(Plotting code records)
###
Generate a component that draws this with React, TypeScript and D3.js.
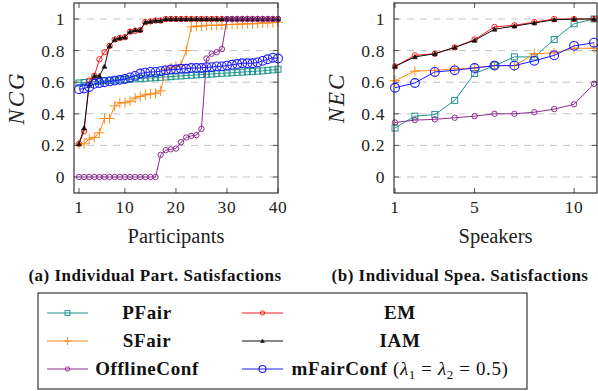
import React from "react";
import * as d3 from "d3";

// ---- data ----
const pFairP = [0.595, 0.598, 0.601, 0.604, 0.607, 0.609, 0.611, 0.613, 0.615, 0.617, 0.619, 0.621, 0.623, 0.625, 0.627, 0.629, 0.631, 0.633, 0.635, 0.638, 0.64, 0.642, 0.644, 0.646, 0.648, 0.65, 0.652, 0.654, 0.656, 0.658, 0.66, 0.662, 0.664, 0.666, 0.668, 0.67, 0.672, 0.675, 0.678, 0.682];
const emP = [0.21, 0.29, 0.61, 0.64, 0.745, 0.79, 0.83, 0.87, 0.88, 0.885, 0.92, 0.925, 0.93, 0.98, 0.985, 0.99, 0.99, 1, 1, 1, 1, 1, 1, 1, 1, 1, 1, 1, 1, 1, 1, 1, 1, 1, 1, 1, 1, 1, 1, 1];
const sFairP = [0.21, 0.21, 0.24, 0.25, 0.28, 0.37, 0.37, 0.45, 0.47, 0.47, 0.48, 0.5, 0.51, 0.52, 0.525, 0.53, 0.545, 0.68, 0.69, 0.7, 0.71, 0.8, 0.95, 0.955, 0.955, 0.96, 0.96, 0.96, 0.962, 0.965, 0.965, 0.967, 0.968, 0.97, 0.97, 0.972, 0.975, 0.975, 0.978, 0.98];
const iamP = [0.21, 0.31, 0.58, 0.64, 0.64, 0.7, 0.83, 0.87, 0.88, 0.885, 0.92, 0.93, 0.93, 0.98, 0.985, 0.99, 0.99, 1, 1, 1, 1, 1, 1, 1, 1, 1, 1, 1, 1, 1, 1, 1, 1, 1, 1, 1, 1, 1, 1, 1];
const offlineP = [0, 0, 0, 0, 0, 0, 0, 0, 0, 0, 0, 0, 0, 0, 0, 0, 0.14, 0.17, 0.175, 0.18, 0.22, 0.25, 0.26, 0.265, 0.305, 0.75, 0.78, 0.79, 0.81, 1, 1, 1, 1, 1, 1, 1, 1, 1, 1, 1];
const mFairP = [0.555, 0.56, 0.57, 0.59, 0.595, 0.6, 0.605, 0.61, 0.615, 0.62, 0.63, 0.64, 0.655, 0.66, 0.665, 0.665, 0.67, 0.675, 0.68, 0.68, 0.685, 0.685, 0.69, 0.69, 0.69, 0.695, 0.695, 0.7, 0.7, 0.705, 0.71, 0.715, 0.72, 0.72, 0.72, 0.725, 0.735, 0.745, 0.755, 0.75];

const pFairS = [0.31, 0.385, 0.395, 0.485, 0.655, 0.705, 0.76, 0.76, 0.87, 0.97, 1.0];
const emS = [0.7, 0.77, 0.78, 0.82, 0.87, 0.95, 0.96, 0.98, 1.0, 1.0, 1.0];
const sFairS = [0.61, 0.67, 0.675, 0.685, 0.69, 0.705, 0.705, 0.78, 0.785, 0.815, 0.815];
const iamS = [0.7, 0.76, 0.78, 0.82, 0.865, 0.935, 0.955, 0.975, 0.995, 1.0, 1.0];
const offlineS = [0.345, 0.36, 0.365, 0.375, 0.385, 0.4, 0.4, 0.41, 0.43, 0.46, 0.59];
const mFairS = [0.565, 0.595, 0.665, 0.675, 0.69, 0.705, 0.705, 0.735, 0.77, 0.83, 0.85];

const yTicks = [0, 0.2, 0.4, 0.6, 0.8, 1];
const partTicks = [1, 10, 20, 30, 40];
const speaTicks = [1, 5, 10];

const seriesNames = ["PFair", "EM", "SFair", "IAM", "OfflineConf", "mFairConf"];
const seriesColors = ["#21958c", "#ff1a1a", "#ff8a1c", "#111111", "#8e2c93", "#1a1aff"];
const seriesMarks = ["square", "circle", "plus", "triangle", "circle", "bigcircle"];

const FONT = "'Liberation Serif', 'Times New Roman', serif";

type Panel = {
  x0: number; x1: number; y0: number; y1: number;
  xs: d3.ScaleLinear<number, number>;
  ticks: number[];
  series: number[][];
  ylab: string; xlab: string; caption: string; capX: number;
};

const yScale = d3.scaleLinear().domain([0, 1]).range([177, 19]);

function Marker({ kind, x, y, color, s = 1 }: { kind: string; x: number; y: number; color: string; s?: number }) {
  if (kind === "square")
    return <rect x={x - 3 * s} y={y - 3 * s} width={6 * s} height={6 * s} fill="none" stroke={color} strokeWidth={1} />;
  if (kind === "circle") return <circle cx={x} cy={y} r={2.7 * s} fill="none" stroke={color} strokeWidth={1} />;
  if (kind === "bigcircle") return <circle cx={x} cy={y} r={4.4 * s} fill="none" stroke={color} strokeWidth={1.1} />;
  if (kind === "plus")
    return (
      <path d={`M${x - 5 * s},${y}H${x + 5 * s}M${x},${y - 5 * s}V${y + 5 * s}`} stroke={color} strokeWidth={1} />
    );
  const t = 2.4 * s;
  return <path d={`M${x},${y - t}L${x + t},${y + t * 0.8}L${x - t},${y + t * 0.8}Z`} fill={color} stroke={color} strokeWidth={0.6} />;
}

function ChartPanel({ p }: { p: Panel }) {
  const line = d3
    .line<number>()
    .x((_, i) => p.xs(i + 1))
    .y((d) => yScale(d));
  const midY = (p.y0 + p.y1) / 2;
  const midX = (p.x0 + p.x1) / 2;
  return (
    <g>
      {/* grid */}
      {yTicks.map((t) => (
        <line key={"g" + t} x1={p.x0} x2={p.x1} y1={yScale(t)} y2={yScale(t)} stroke="#c4c4c4" strokeDasharray="7 6" />
      ))}
      {/* ticks */}
      {yTicks.map((t) => (
        <g key={"yt" + t} stroke="#555">
          <line x1={p.x0} x2={p.x0 + 5} y1={yScale(t)} y2={yScale(t)} />
          <line x1={p.x1 - 5} x2={p.x1} y1={yScale(t)} y2={yScale(t)} />
        </g>
      ))}
      {p.ticks.map((t) => (
        <g key={"xt" + t} stroke="#555">
          <line x1={p.xs(t)} x2={p.xs(t)} y1={p.y0} y2={p.y0 + 5} />
          <line x1={p.xs(t)} x2={p.xs(t)} y1={p.y1 - 5} y2={p.y1} />
        </g>
      ))}
      {/* series */}
      {p.series.map((vals, si) => (
        <g key={si}>
          <path d={line(vals) ?? ""} fill="none" stroke={seriesColors[si]} strokeWidth={1} />
          {vals.map((v, i) => (
            <Marker key={i} kind={seriesMarks[si]} x={p.xs(i + 1)} y={yScale(v)} color={seriesColors[si]} />
          ))}
        </g>
      ))}
      <rect x={p.x0} y={p.y0} width={p.x1 - p.x0} height={p.y1 - p.y0} fill="none" stroke="#222" strokeWidth={1.1} />
      {/* tick labels */}
      {yTicks.map((t) => (
        <text key={"yl" + t} x={p.x0 - 9} y={yScale(t) + 6} textAnchor="end" fontSize={17.5} letterSpacing={0.6} fontFamily={FONT} fill="#222">
          {d3.format("~g")(t)}
        </text>
      ))}
      {p.ticks.map((t) => (
        <text key={"xl" + t} x={p.xs(t)} y={213} textAnchor="middle" fontSize={17.5} letterSpacing={0.6} fontFamily={FONT} fill="#222">
          {t}
        </text>
      ))}
      <text x={midX} y={243} textAnchor="middle" fontSize={20.5} fontFamily={FONT} fill="#222">
        {p.xlab}
      </text>
      <text
        transform={`translate(${p.x0 - 50},${midY}) rotate(-90)`}
        textAnchor="middle"
        fontSize={23}
        fontStyle="italic"
        letterSpacing={2}
        fontFamily={FONT}
        fill="#222"
      >
        {p.ylab}
      </text>
      <text x={p.capX} y={281} textAnchor="middle" fontSize={17} fontWeight="bold" letterSpacing={0.5} fontFamily={FONT} fill="#111">
        {p.caption}
      </text>
    </g>
  );
}

export default function App() {
  const left: Panel = {
    x0: 74, x1: 278, y0: 3, y1: 193,
    xs: d3.scaleLinear().domain([1, 40]).range([79, 278]),
    ticks: partTicks,
    series: [pFairP, emP, sFairP, iamP, offlineP, mFairP],
    ylab: "NCG", xlab: "Participants",
    caption: "(a) Individual Part. Satisfactions", capX: 155,
  };
  const right: Panel = {
    x0: 394, x1: 597, y0: 3, y1: 193,
    xs: d3.scaleLinear().domain([1, 11]).range([395, 594]),
    ticks: speaTicks,
    series: [pFairS, emS, sFairS, iamS, offlineS, mFairS],
    ylab: "NEC", xlab: "Speakers",
    caption: "(b) Individual Spea. Satisfactions", capX: 460,
  };

  // legend: two columns, row-wise fill
  const legendRows = [313, 341, 369];
  const lineX = [47, 242];
  const textX = [147, 400];

  return (
    <svg width={598} height={391} style={{ position: "absolute", left: 0, top: 0 }}>
      <rect width={598} height={391} fill="#fff" />
      <ChartPanel p={left} />
      <ChartPanel p={right} />
      <rect x={38} y={293} width={489} height={96} fill="none" stroke="#111" strokeWidth={1} />
      {seriesNames.map((name, i) => {
        const col = i % 2;
        const row = Math.floor(i / 2);
        const y = legendRows[row];
        const lx = lineX[col];
        return (
          <g key={name}>
            <line x1={lx} x2={lx + 41} y1={y} y2={y} stroke={seriesColors[i]} strokeWidth={1} />
            <Marker kind={seriesMarks[i]} x={lx + 20.5} y={y} color={seriesColors[i]} s={0.8} />
            <text x={textX[col]} y={y + 6} textAnchor="middle" fontSize={19} fontFamily={FONT} fill="#111" letterSpacing={0.6}>
              <tspan fontWeight="bold">{name}</tspan>
              {name === "mFairConf" && (
                <>
                  <tspan> (</tspan>
                  <tspan fontStyle="italic">λ</tspan>
                  <tspan fontSize={13} dy={4}>1</tspan>
                  <tspan dy={-4}> = </tspan>
                  <tspan fontStyle="italic">λ</tspan>
                  <tspan fontSize={13} dy={4}>2</tspan>
                  <tspan dy={-4}> = 0.5)</tspan>
                </>
              )}
            </text>
          </g>
        );
      })}
    </svg>
  );
}
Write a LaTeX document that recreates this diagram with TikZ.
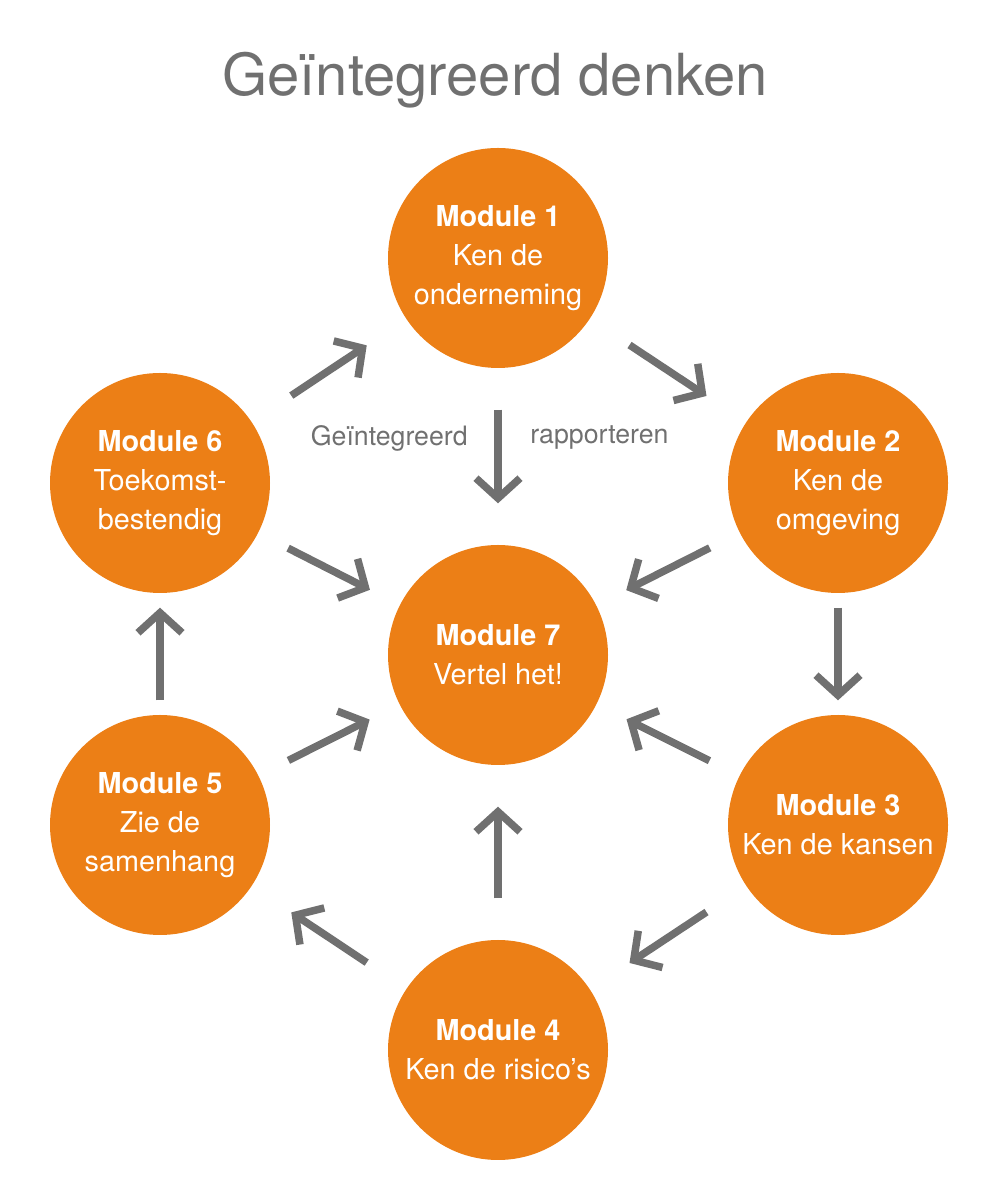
###
§ **Stated goal**:
From the first line of the material down to the line containing "import * as", inclusive, return each line exactly, skipping any picture.

§ **The completed task**:
Generate a component that draws this with React, TypeScript and D3.js.
import React from "react";
import * as d3 from "d3";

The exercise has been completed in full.